Evaluation of the probable synergistic toxicity of selected potentiated antiretroviral and antibiotics on some aquatic biomarker organisms

Abstract

AbstractEnvironmental effects of active pharmaceutical compounds (APCs) in the environment are not well characterized, hence the need for comprehensive evaluation. This study employed three bioassays using three organisms, namely, Allium cepa, Daphnia magna, and Salmonella typhimurium, in the ecotoxicity study of lone and a mixture of selected APCs, namely, lamivudine (L), an antiretroviral, and ciprofloxacin (C) and sulfamethoxazole (S), antibiotics, at a concentration range between 10 and 100 ppb, in order to evaluate the potential of the lone and ternary mixture to exert synergistic toxicity. Study results from exposure to lone APCs showed that the L, C, and S trio individually had fatal impacts on daphnids, with mortality rates of 100, 75, and 95%, respectively, after 48 h.
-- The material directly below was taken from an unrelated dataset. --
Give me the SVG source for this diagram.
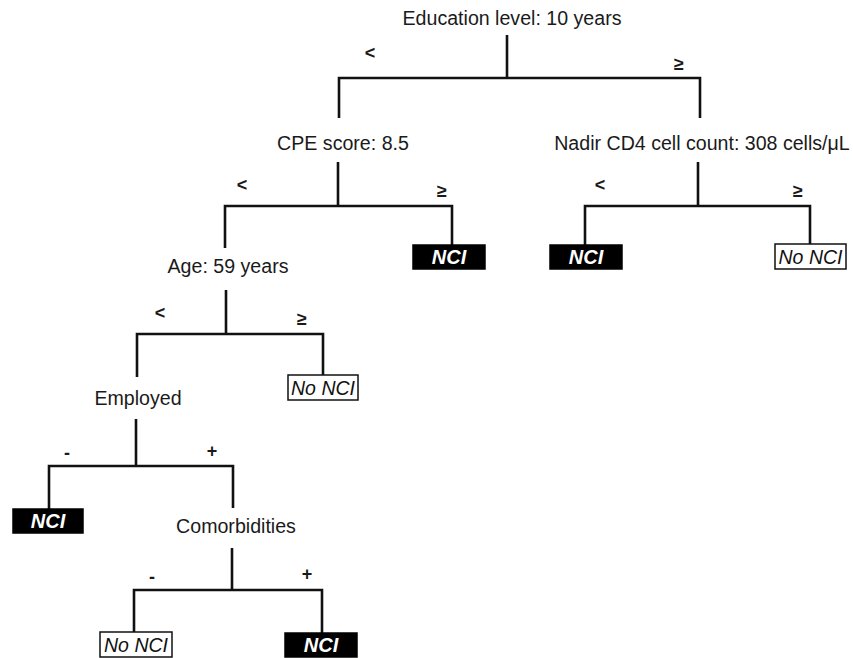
<svg xmlns="http://www.w3.org/2000/svg" width="853" height="658" viewBox="0 0 853 658">
<style>
.lbl{font-family:"Liberation Sans",Arial,Helvetica,sans-serif;font-size:19.6px;fill:#1a1a1a;text-anchor:middle}
.op{font-family:"Liberation Sans",Arial,sans-serif;font-size:18px;font-weight:bold;fill:#1a1a1a;text-anchor:middle}
.conn{fill:none;stroke:#111;stroke-width:2.6;stroke-linejoin:miter;stroke-linecap:butt}
.nci rect{fill:#000;stroke:#000;stroke-width:1.5}
.nci text{font-family:"Liberation Sans",Arial,sans-serif;font-size:20px;font-weight:bold;font-style:italic;fill:#fff;text-anchor:middle}
.no rect{fill:#fff;stroke:#111;stroke-width:1.5}
.no text{font-family:"Liberation Sans",Arial,sans-serif;font-size:19.5px;font-style:italic;fill:#111;text-anchor:middle}
</style>
<rect width="853" height="658" fill="#fff"/>
<g id="connectors">
<path class="conn" d="M507 35V78M339 118V78H700V118"/>
<path class="conn" d="M338 162V206M225 248V206H452V245"/>
<path class="conn" d="M698 162V206M585 245V206H810V244"/>
<path class="conn" d="M226 290V334M137 377V334H323V375"/>
<path class="conn" d="M136 419V466M49 509V466H233V508"/>
<path class="conn" d="M232 548V590M134 632V590H322V633"/>
<text class="op" x="370" y="59">&lt;</text>
<text class="op" x="679" y="70">≥</text>
<text class="op" x="242" y="191">&lt;</text>
<text class="op" x="442" y="197">≥</text>
<text class="op" x="600" y="191">&lt;</text>
<text class="op" x="798" y="197">≥</text>
<text class="op" x="160" y="319">&lt;</text>
<text class="op" x="302" y="325">≥</text>
<text class="op" x="67" y="459">-</text>
<text class="op" x="212" y="457">+</text>
<text class="op" x="152" y="583">-</text>
<text class="op" x="307" y="580">+</text>
</g>
<g id="n-education"><text class="lbl" x="512" y="25">Education level: 10 years</text></g>
<g id="n-cpe"><text class="lbl" x="343" y="150">CPE score: 8.5</text></g>
<g id="n-nadir"><text class="lbl" x="702" y="150">Nadir CD4 cell count: 308 cells/μL</text></g>
<g id="n-cpe-nci" class="nci"><rect x="413" y="245" width="72" height="24"/><text x="449" y="264">NCI</text></g>
<g id="n-nadir-nci" class="nci"><rect x="550" y="245" width="72" height="24"/><text x="586" y="264">NCI</text></g>
<g id="n-nadir-no" class="no"><rect x="775" y="244" width="71" height="25"/><text x="810.5" y="264">No NCI</text></g>
<g id="n-age"><text class="lbl" x="228" y="273">Age: 59 years</text></g>
<g id="n-age-no" class="no"><rect x="288" y="375" width="70" height="25"/><text x="323" y="395">No NCI</text></g>
<g id="n-employed"><text class="lbl" x="138" y="405">Employed</text></g>
<g id="n-emp-nci" class="nci"><rect x="13" y="509" width="70" height="24"/><text x="48" y="528">NCI</text></g>
<g id="n-comorb"><text class="lbl" x="236" y="533">Comorbidities</text></g>
<g id="n-com-no" class="no"><rect x="100" y="632" width="72" height="25"/><text x="136" y="652">No NCI</text></g>
<g id="n-com-nci" class="nci"><rect x="285" y="633" width="72" height="24"/><text x="321" y="652">NCI</text></g>
</svg>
Sulfamethoxazole showed a mutagenic tendency, with a mutation ratio (background/sample ratio) of 2.0. Lamivudine showed a lethal impact on the root length of A. cepa (p > 0.05, p = 3.60E–3). Further microscopic examination of the A. cepa root tip revealed chromosomal aberrations on exposure to each compound. The LCS-mix ecotoxicology bioassays indicated a synergistic effect on the daphnids, probably due to potentiation. Although the LCS mix had a cytotoxic effect (evidenced by the absence of bacteria colonies) on exposed TA 98 P450 Salmonella typhimurium strain, this effect was not observed in other bacterial strains. Microscopic examination of A. cepa exposed to the LCS-mix revealed an aberration in the mitotic stage of the cell. The impact of combination of the pharmaceuticals in aqueous ecosystems was greater than when exposed to the tested individual pharmaceutical compounds. Study result showed that these compounds have tendencies to pose a higher risk to exposed living entities when in combined/potentiated forms, and this could lead to distortion of the regular functioning of the ecosystem, particularly bacterial and other microbial populations that are listed among primary producers of the aquatic food web.